→ **Short task**: Quote, line for line, the entries from the first through the one containing "import math". Pictures are left out.
___ Input records
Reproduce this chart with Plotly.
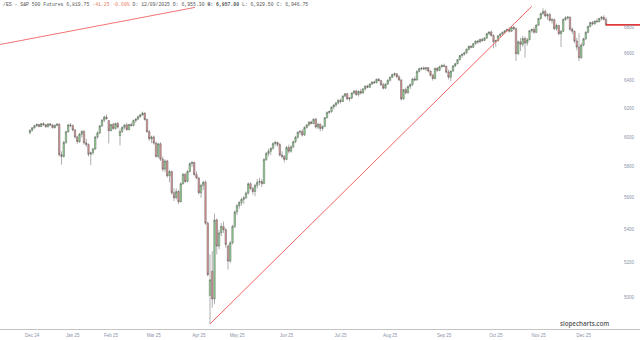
import plotly.graph_objects as go
import math

# ---- data ----
opens = [
 6030, 6048, 6066, 6080, 6088, 6074, 6094, 6086, 6072, 6092,
 6084, 6066, 6082, 6090, 5882, 5870, 5965, 6038, 6085, 6080,
 6050, 6002, 5970, 6020, 6040, 5962, 5950, 5885, 5895, 5920,
 6002, 6030, 6078, 6118, 6140, 6115, 6045, 6088, 6060, 6095,
 6010, 6040, 6068, 6085, 6052, 6088, 6080, 6115, 6125, 6142,
 6155, 6168, 6122, 6038, 5990, 6002, 5960, 5870, 5955, 5852,
 5785, 5840, 5742, 5770, 5632, 5600, 5640, 5575, 5690, 5752,
 5705, 5770, 5822, 5830, 5750, 5728, 5632, 5680, 5700, 5440,
 5010, 5150, 4990, 5460, 5300, 5380, 5420, 5400, 5300, 5210,
 5320, 5420, 5510, 5550, 5570, 5590, 5600, 5630, 5690, 5660,
 5640, 5680, 5700, 5705, 5690, 5850, 5890, 5905, 5925, 5958,
 5965, 5950, 5880, 5870, 5850, 5930, 5905, 5935, 5970, 6000,
 6035, 6040, 6015, 6068, 6085, 6105, 6095, 6125, 6070, 6090,
 6060, 6075, 6135, 6172, 6178, 6210, 6225, 6240, 6258, 6250,
 6288, 6305, 6268, 6275, 6310, 6325, 6300, 6322, 6310, 6340,
 6360, 6352, 6375, 6390, 6385, 6410, 6400, 6370, 6345, 6375,
 6402, 6425, 6445, 6450, 6428, 6405, 6268, 6335, 6312, 6358,
 6372, 6412, 6405, 6468, 6488, 6492, 6485, 6495, 6470, 6440,
 6415, 6490, 6475, 6502, 6512, 6505, 6462, 6425, 6470, 6508,
 6525, 6555, 6585, 6595, 6605, 6632, 6655, 6648, 6675, 6695,
 6688, 6708, 6700, 6718, 6752, 6765, 6738, 6690, 6698, 6735,
 6750, 6762, 6775, 6785, 6770, 6802, 6790, 6600, 6690, 6670,
 6715, 6680, 6705, 6775, 6785, 6762, 6818, 6870, 6908, 6925,
 6890, 6900, 6855, 6860, 6790, 6815, 6752, 6770, 6862, 6875,
 6880, 6785, 6770, 6695, 6650, 6570, 6665, 6712, 6762, 6808,
 6838, 6828, 6850, 6845, 6870, 6880, 6861]

highs = [
 6055, 6070, 6085, 6095, 6092, 6098, 6102, 6090, 6096, 6100,
 6092, 6088, 6098, 6096, 5905, 5975, 6045, 6092, 6098, 6088,
 6058, 6010, 6030, 6048, 6050, 5990, 5958, 5902, 5930, 6010,
 6040, 6085, 6125, 6150, 6158, 6118, 6092, 6100, 6100, 6105,
 6060, 6075, 6090, 6100, 6092, 6102, 6122, 6132, 6150, 6160,
 6178, 6172, 6128, 6050, 6010, 6012, 5970, 5962, 5965, 5870,
 5850, 5848, 5780, 5775, 5660, 5660, 5650, 5700, 5760, 5758,
 5780, 5830, 5840, 5835, 5770, 5732, 5690, 5710, 5712, 5450,
 5250, 5270, 5500, 5470, 5400, 5440, 5450, 5410, 5310, 5330,
 5430, 5520, 5560, 5580, 5600, 5610, 5640, 5700, 5700, 5670,
 5690, 5720, 5730, 5720, 5860, 5900, 5920, 5930, 5965, 5975,
 5970, 5960, 5905, 5880, 5940, 5950, 5945, 5975, 6010, 6040,
 6050, 6055, 6075, 6090, 6110, 6115, 6130, 6135, 6100, 6095,
 6080, 6140, 6180, 6185, 6215, 6230, 6245, 6265, 6270, 6295,
 6310, 6310, 6280, 6315, 6330, 6335, 6330, 6340, 6345, 6365,
 6370, 6380, 6395, 6400, 6415, 6420, 6405, 6385, 6380, 6410,
 6430, 6450, 6460, 6455, 6440, 6410, 6340, 6350, 6365, 6380,
 6420, 6430, 6475, 6495, 6500, 6505, 6500, 6500, 6475, 6450,
 6495, 6500, 6510, 6520, 6525, 6510, 6480, 6475, 6515, 6530,
 6560, 6590, 6600, 6615, 6640, 6660, 6665, 6680, 6700, 6705,
 6715, 6720, 6725, 6760, 6770, 6775, 6745, 6705, 6740, 6755,
 6770, 6780, 6790, 6800, 6808, 6810, 6800, 6700, 6720, 6735,
 6730, 6720, 6780, 6790, 6800, 6825, 6875, 6915, 6950, 6940,
 6912, 6915, 6875, 6870, 6830, 6820, 6780, 6870, 6888, 6890,
 6885, 6800, 6775, 6720, 6755, 6680, 6720, 6770, 6815, 6845,
 6850, 6855, 6870, 6875, 6890, 6895, 6878]

lows = [
 6020, 6040, 6058, 6070, 6068, 6070, 6080, 6066, 6068, 6078,
 6060, 6060, 6074, 5870, 5815, 5862, 5955, 6030, 6070, 6040,
 5990, 5955, 5962, 5998, 5950, 5935, 5870, 5812, 5880, 5915,
 5990, 6022, 6070, 6105, 6120, 5958, 6040, 6050, 6052, 6060,
 5945, 6030, 6055, 6045, 6048, 6075, 6075, 6100, 6118, 6135,
 6148, 6115, 6030, 5975, 5960, 5950, 5862, 5858, 5840, 5770,
 5765, 5730, 5700, 5620, 5580, 5590, 5560, 5570, 5685, 5695,
 5700, 5765, 5800, 5740, 5720, 5620, 5600, 5650, 5430, 5120,
 4850, 4940, 4960, 5250, 5280, 5360, 5380, 5290, 5160, 5200,
 5310, 5410, 5490, 5530, 5550, 5560, 5590, 5620, 5650, 5620,
 5610, 5660, 5680, 5670, 5690, 5840, 5870, 5880, 5915, 5940,
 5935, 5870, 5855, 5830, 5845, 5890, 5895, 5925, 5960, 5990,
 6020, 6005, 6010, 6060, 6075, 6090, 6090, 6060, 6055, 6040,
 6045, 6070, 6130, 6160, 6170, 6195, 6210, 6230, 6235, 6245,
 6280, 6260, 6250, 6265, 6300, 6290, 6285, 6300, 6305, 6330,
 6345, 6348, 6368, 6375, 6380, 6395, 6360, 6335, 6340, 6370,
 6395, 6418, 6430, 6420, 6395, 6255, 6262, 6300, 6305, 6340,
 6360, 6395, 6400, 6460, 6475, 6480, 6470, 6460, 6430, 6400,
 6410, 6465, 6470, 6495, 6500, 6455, 6410, 6395, 6465, 6500,
 6520, 6550, 6570, 6585, 6600, 6625, 6640, 6642, 6668, 6675,
 6680, 6690, 6695, 6712, 6740, 6730, 6640, 6650, 6690, 6725,
 6742, 6755, 6768, 6760, 6765, 6780, 6545, 6590, 6620, 6650,
 6570, 6660, 6700, 6760, 6750, 6755, 6812, 6860, 6895, 6880,
 6860, 6845, 6830, 6780, 6775, 6740, 6650, 6765, 6850, 6860,
 6770, 6750, 6680, 6625, 6545, 6560, 6655, 6705, 6755, 6800,
 6815, 6820, 6835, 6840, 6855, 6855, 6812]

closes = [
 6048, 6066, 6080, 6088, 6074, 6094, 6086, 6072, 6092, 6084,
 6066, 6082, 6090, 5882, 5870, 5965, 6038, 6085, 6080, 6050,
 6002, 5970, 6020, 6040, 5962, 5950, 5885, 5895, 5920, 6002,
 6030, 6078, 6118, 6140, 6130, 6045, 6088, 6060, 6095, 6070,
 6040, 6068, 6085, 6052, 6088, 6080, 6115, 6125, 6142, 6155,
 6168, 6122, 6038, 5990, 6002, 5960, 5870, 5955, 5852, 5785,
 5840, 5742, 5770, 5632, 5600, 5640, 5575, 5690, 5752, 5705,
 5770, 5822, 5830, 5750, 5728, 5632, 5680, 5700, 5440, 5130,
 5100, 4990, 5460, 5300, 5380, 5420, 5400, 5310, 5210, 5320,
 5420, 5510, 5550, 5570, 5590, 5600, 5630, 5690, 5660, 5640,
 5680, 5700, 5705, 5690, 5850, 5890, 5905, 5925, 5958, 5965,
 5950, 5880, 5870, 5850, 5930, 5905, 5935, 5970, 6000, 6035,
 6040, 6015, 6068, 6085, 6105, 6095, 6125, 6070, 6090, 6060,
 6075, 6135, 6172, 6178, 6210, 6225, 6240, 6258, 6250, 6288,
 6305, 6268, 6275, 6310, 6325, 6300, 6322, 6310, 6340, 6360,
 6352, 6375, 6390, 6385, 6410, 6400, 6370, 6345, 6375, 6402,
 6425, 6445, 6450, 6428, 6405, 6268, 6335, 6312, 6358, 6372,
 6412, 6405, 6468, 6488, 6492, 6485, 6495, 6470, 6440, 6415,
 6490, 6475, 6502, 6512, 6505, 6462, 6425, 6470, 6508, 6525,
 6555, 6585, 6595, 6605, 6632, 6655, 6648, 6675, 6695, 6688,
 6708, 6700, 6718, 6752, 6765, 6738, 6690, 6698, 6735, 6750,
 6762, 6775, 6785, 6770, 6802, 6790, 6600, 6690, 6670, 6715,
 6680, 6705, 6775, 6785, 6762, 6818, 6870, 6908, 6925, 6890,
 6900, 6855, 6860, 6790, 6815, 6752, 6770, 6862, 6875, 6880,
 6785, 6770, 6695, 6650, 6570, 6665, 6712, 6762, 6808, 6838,
 6828, 6850, 6845, 6870, 6880, 6861, 6819.75]

month_labels = ["Dec 24", "Jan 25", "Feb 25", "Mar 25", "Apr 25", "May 25", "Jun 25",
                "Jul 25", "Aug 25", "Sep 25", "Oct 25", "Nov 25", "Dec 25"]
month_ticks = [1, 19, 36, 55, 75, 92, 114, 138, 160, 184, 207, 226, 246]

price_ticks = [5000, 5200, 5400, 5600, 5800, 6000, 6200, 6400, 6600, 6800]

# drawn trendlines (bar index, price)
trend_up_bars = [80, 223]
trend_up_prices = [4850, 6965]
trend_left_bars = [-13.3, 73.3]
trend_left_prices = [6669, 6957]

header = ("/ES - S&P 500 Futures 6,819.75 "
          "<span style='color:#e8805f'>-41.25 -0.60%</span> "
          "D: 12/09/2025 O: 6,955.30 <b>H: 6,957.00</b> L: 6,929.50 C: 6,946.75")

bars = list(range(len(closes)))

fig = go.Figure()
fig.add_trace(go.Candlestick(
    x=bars, open=opens, high=highs, low=lows, close=closes,
    increasing=dict(line=dict(color="#4d4d4d", width=0.45), fillcolor="#95e095"),
    decreasing=dict(line=dict(color="#4d4d4d", width=0.45), fillcolor="#ea9c9c"),
    whiskerwidth=0, showlegend=False, hoverinfo="skip"))

fig.add_trace(go.Scatter(x=trend_up_bars, y=trend_up_prices, mode="lines",
                         line=dict(color="#f26464", width=1.0), showlegend=False, hoverinfo="skip"))
fig.add_trace(go.Scatter(x=trend_left_bars, y=trend_left_prices, mode="lines",
                         line=dict(color="#f26464", width=0.9), showlegend=False, hoverinfo="skip"))

x_lo, x_hi = -13.33, 271.1
fig.add_trace(go.Scatter(x=[bars[-1], x_hi], y=[closes[-1], closes[-1]], mode="lines",
                         line=dict(color="#e03a3a", width=1.6), showlegend=False, hoverinfo="skip"))

annotations = [
    dict(xref="paper", yref="paper", x=0.002, y=1.0, xanchor="left", yanchor="top",
         text=header, showarrow=False,
         font=dict(size=4.8, color="#555555", family="Liberation Mono")),
    dict(xref="paper", yref="paper", x=584/640, y=0.018, xanchor="center", yanchor="middle",
         text="slopecharts.com", showarrow=False,
         font=dict(size=6.2, color="#555555", family="Open Sans", weight=600)),
]
# price axis labels on the right, inside the plot
for v in price_ticks:
    annotations.append(dict(xref="paper", yref="y", x=0.996, y=math.log10(v),
                            xanchor="right", yanchor="middle", text=str(v), showarrow=False,
                            font=dict(size=4.5, color="#8a94a8", family="Liberation Sans")))

fig.update_layout(
    width=640, height=340,
    margin=dict(l=0, r=0, t=0, b=11, autoexpand=False),
    paper_bgcolor="white", plot_bgcolor="white",
    boxgap=0.1,
    xaxis=dict(range=[x_lo, x_hi], rangeslider=dict(visible=False), automargin=False,
               showgrid=False, zeroline=False,
               tickmode="array", tickvals=month_ticks, ticktext=month_labels,
               tickfont=dict(size=4.5, color="#8a94a8", family="Liberation Sans"),
               ticklabelstandoff=2,
               showline=True, linecolor="#c4c4c4", linewidth=1, ticks=""),
    yaxis=dict(type="log", range=[math.log10(4822), math.log10(7016)], automargin=False,
               showticklabels=False,
               showgrid=False, zeroline=False, showline=False, ticks=""),
    annotations=annotations,
)

fig.write_html("out.html")
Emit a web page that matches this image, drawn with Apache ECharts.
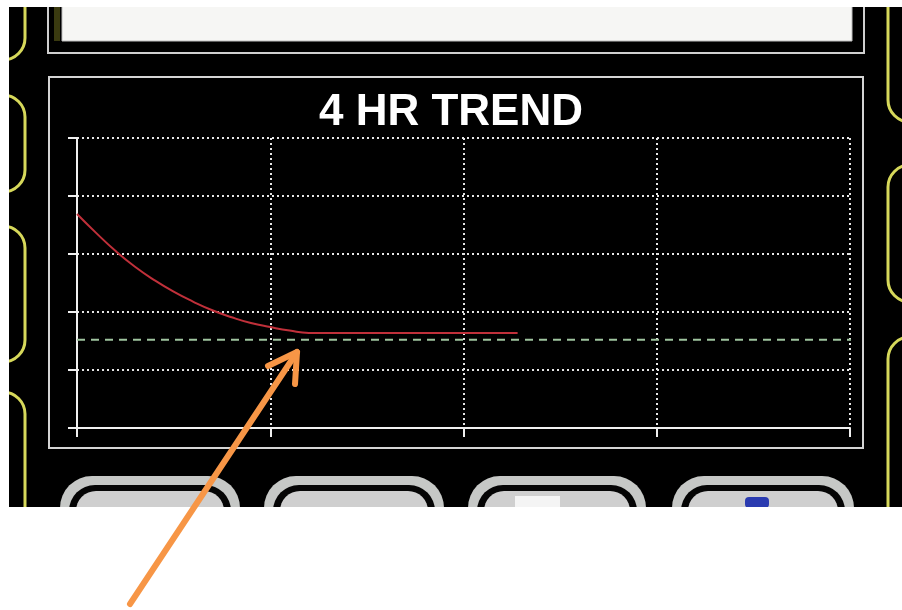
______
→ **Answer to this task**:
Reproduce this chart with Plotly.
import plotly.graph_objects as go
import math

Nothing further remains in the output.